A geração dos “Quatro Coroados” da Tunísia vem de longe: vem dos cárceres da guerra contra a ditadura, cresce com os fulgores e as incertezas da primavera, fortalece-se  no exercício paciente do debate,  na dialéctica do diálogo,  aperfeiçoa-se na liberdade partilhada e, ao fim,  alcança a planura onde todas as armas se calam  e todos os ódios se apagam. Caminho sem termo, “missão impossível”,  pois que as águas paradas levam ao pântano e o pântano gritará, de novo, por mãos corajosas que agitem as águas. Retomando Vinícius de Morais, diria que a Paz, tal como o “Operário, está sempre em construção”.

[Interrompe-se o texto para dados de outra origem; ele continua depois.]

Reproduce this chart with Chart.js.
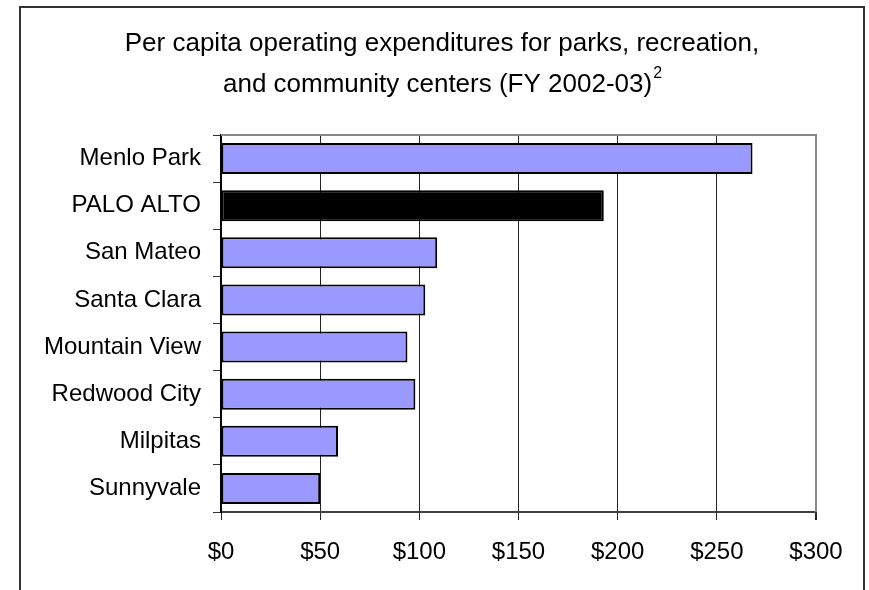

Obreiros da Paz são “os que sofrem perseguição por amor  da Justiça” (Mat. 5,10), os que lutaram contra a ditadura de 48 anos de fascismo e apodreceram nas masmorras, os que combateram os “Vampiros”,  os que enfrentam a barbárie do “Estado Islâmico”, os jornalistas assassinados,   os 95 mortos  e 246 feridos em Ankara na manifestação pela Paz, os jovens presos em Luanda juntamente com o “rapper” Luaty Beirão em greve de fome. É infinito o sudário vermelho, de sangue e luta, daquela multidão anónima que nos subterrâneos do  silêncio constroem,  pedra a pedra, o monumento da Paz. Entre nós, obreiras dela são também os que afrontaram as arbitrariedades de 38 anos de repressão disfarçada de autonomia! E os que denunciam os criminosos procriadores da pobreza, os que, na Europa e no mundo, gritam contra os usurários dos “offshores”, enfim, toda essa marcha triunfal  de heróis, voluntários jornaleiros da Justiça, parcelas indissociáveis do Grande Nobel da Paz.
E tu também o és, quando abres uma clareira na escuridão, quando bates o pé pelo interesse comum e pela Razão, quando vences o medo e, “em tempo de servidão, sabes dizer Não”!    
Dentro de cada um de nós mora o Nobel da Paz.